In this case, libertarian economists tend to want to maximize three things which are, in the experience of normal people, at odds in reality. One is to maximize land use liberty with a minimal amount of regulation over real property. The next is the civil liberties of individuals – their privacy, bargaining position, etc. – vs. The law enforcement and criminal justice system, at least as typically understood in our current constitutional jurisprudential regime. And the last is aggregate social welfare, which means that people get to live in communities with characteristics aligned with their preferences, which includes things like safety and security and the tax burden of ensuring those things.
And my view is that all of those things are obviously good, but, alas, given our present social conforms, they can’t all be increased at the same time. And as a result, if one avenue of local regulatory change is blocked to a local community because of federal controls (in this case criminal procedure) then they are merely responding to incentives to try and use the other levers left available, even under hypocritical pretenses if need be, to optimize their local circumstances.
So it’s not very useful to try and call out local communities on one value, without being willing to acknowledge their complex human circumstances, define ones priorities, and signal a willingness to bargain and compromise on one goal to achieve another.
So, for example, libertarian economists could say, “We understand your problem, and in exchange for relaxing land use regulation, we will support the expansion of police powers and techniques that will help you control crime in an easier and cheaper fashion, even if that might degrade the current state of civil liberties or ‘social justice’, because, while we don’t like those changes, a freer market in real property and housing will more than compensate in an overall net increase in social welfare.”

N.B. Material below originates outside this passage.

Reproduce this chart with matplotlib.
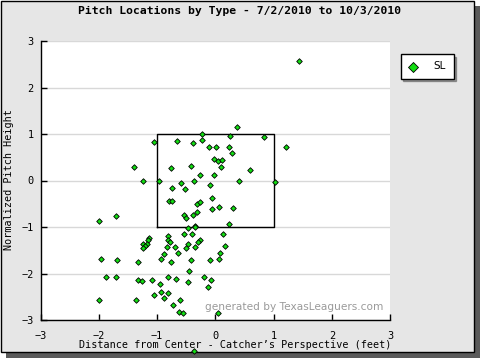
import matplotlib
matplotlib.use("Agg")
import matplotlib.pyplot as plt
from matplotlib.patches import Rectangle

# pitch locations (feet)
sl_x = [-1.05, -0.65, -0.38, -1.39, -0.76, -0.41, -0.26, -1.24, -0.96, -0.58,
        -0.36, -0.74, -0.52, -0.79, -0.74, -0.31, -0.27, -0.31, -0.53, -0.50,
        -0.38, -1.70, 0.38, -0.22, 0.26, 0.84, -0.22, 1.22, -0.10, 0.02,
        0.24, 0.29, -0.03, 0.05, 0.12, 0.10, 0.60, -0.03, 0.40, 1.02,
        -0.09, -0.05, 0.07, 0.31, -0.05, -1.99, -0.34, -0.34, -0.46, -0.53,
        -0.40, -1.13, -1.15, -0.81, -0.81, -0.77, -1.24, -1.18, -1.20, -1.24,
        -0.27, -0.29, -0.46, -0.69, -0.82, -0.50, -0.34, -0.88, -0.64, -0.93,
        -1.96, -1.68, -1.32, -0.76, -0.41, -0.45, -1.87, -1.70, -0.81, -0.67,
        -1.32, -1.25, -1.08, -0.94, -0.46, -0.93, -0.81, -1.06, -0.88, -1.99,
        -1.36, -0.60, -0.72, -0.62, -0.55, 0.24, 0.14, 0.17, 0.09, -0.09,
        0.07, -0.19, -0.07, -0.12, 0.05, -0.36, 1.44]
sl_y = [0.82, 0.84, 0.80, 0.30, 0.26, 0.32, 0.11, -0.02, 0.00, -0.06,
        -0.02, -0.17, -0.19, -0.45, -0.45, -0.50, -0.47, -0.67, -0.75, -0.80,
        -0.75, -0.77, 1.16, 1.01, 0.95, 0.93, 0.88, 0.73, 0.71, 0.71,
        0.71, 0.60, 0.47, 0.43, 0.45, 0.28, 0.22, 0.11, 0.00, -0.04,
        -0.09, -0.37, -0.56, -0.60, -0.62, -0.88, -0.97, -1.01, -1.03, -1.14,
        -1.14, -1.23, -1.27, -1.20, -1.27, -1.33, -1.36, -1.36, -1.40, -1.46,
        -1.27, -1.33, -1.36, -1.42, -1.44, -1.46, -1.44, -1.57, -1.55, -1.68,
        -1.68, -1.72, -1.76, -1.76, -1.72, -1.94, -2.07, -2.07, -2.07, -2.11,
        -2.15, -2.17, -2.13, -2.22, -2.19, -2.39, -2.41, -2.47, -2.52, -2.56,
        -2.58, -2.56, -2.67, -2.82, -2.84, -0.93, -1.16, -1.40, -1.55, -1.70,
        -1.68, -2.07, -2.13, -2.30, -2.86, -3.67, 2.58]

zone_x = [-1, 1, 1, -1, -1]
zone_y = [-1, -1, 1, 1, -1]

mono = "DejaVu Sans Mono"
bg = "#e6e6e6"

fig = plt.figure(figsize=(4.8, 3.6), dpi=100)
fig.patch.set_facecolor("white")

# frame with drop shadow
fig.add_artist(Rectangle((6 / 480, 2 / 360), 474 / 480, 352 / 360,
                         transform=fig.transFigure, facecolor="#5a5a5a",
                         edgecolor="none", zorder=-3))
fig.add_artist(Rectangle((0.5 / 480, 8 / 360), 473 / 480, 351.5 / 360,
                         transform=fig.transFigure, facecolor=bg,
                         edgecolor="black", linewidth=1.0, zorder=-2))

ax = fig.add_axes([40.5 / 480, 1 - 320 / 360, 349.5 / 480, 279 / 360])
ax.set_facecolor("white")

ax.plot(zone_x, zone_y, color="black", linewidth=1.0, zorder=2)
ax.scatter(sl_x, sl_y, marker="D", s=8, c="#11dd11", edgecolors="black",
           linewidths=0.6, zorder=4, clip_on=False, label="SL")

ax.text(0.98, 0.0466, "generated by TexasLeaguers.com", transform=ax.transAxes,
        ha="right", va="center", fontsize=7.6, color="#9a9a9a", zorder=1)

ax.set_xlim(-3, 3)
ax.set_ylim(-3, 3)
ax.set_xticks(range(-3, 4))
ax.set_yticks(range(-3, 4))
ax.yaxis.grid(True, color="#d8d8d8", linewidth=1.0)
ax.set_axisbelow(True)
for side in ["top", "right"]:
    ax.spines[side].set_visible(False)
for side in ["left", "bottom"]:
    ax.spines[side].set_color("black")
    ax.spines[side].set_linewidth(1.0)
ax.tick_params(direction="in", length=4, width=1, labelsize=7.4)
ax.tick_params(axis="x", pad=8)
ax.tick_params(axis="y", pad=5)
for lbl in ax.get_xticklabels() + ax.get_yticklabels():
    lbl.set_family(mono)

fig.text(240 / 480, 1 - 11 / 360, "Pitch Locations by Type - 7/2/2010 to 10/3/2010",
         ha="center", va="center", family=mono, fontweight="bold", fontsize=8.2)
fig.text(235.5 / 480, 1 - 345.5 / 360,
         "Distance from Center - Catcher\u2019s Perspective (feet)",
         ha="center", va="center", family=mono, fontsize=7.3)
fig.text(9.5 / 480, 1 - 180 / 360, "Normalized Pitch Height", rotation=90,
         ha="center", va="center", family=mono, fontsize=7.3)

leg = fig.legend(loc="upper left", bbox_to_anchor=(400.5 / 480, 1 - 54 / 360),
                 frameon=True, fancybox=False, shadow=True, fontsize=7.5,
                 markerscale=1.8, handlelength=1.0, handletextpad=1.5,
                 borderpad=0.7, borderaxespad=0)
leg.get_frame().set_edgecolor("black")
leg.get_frame().set_linewidth(1.0)

fig.savefig("out.png", dpi=100, facecolor=fig.get_facecolor())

Now, obviously our legal system makes academic support for changes in that direction practically impotent, and since everyone knows this, no one even bothers. But it does no one any good to fail to acknowledge the true origin of this local regulatory behavior as if it were merely a matter of public choice or political corruption or bad economic thinking.
Now, those things are certainly present and contributing factors in many locales, but the matter of the pressures generated by these trade offs is also floating around in the heads of many local decision makers who have direct experience dealing with the issue, and there is no mystery that they will tend to turn a deaf ear to those who fail to signal understanding of the issue and sympathy with their tough spot.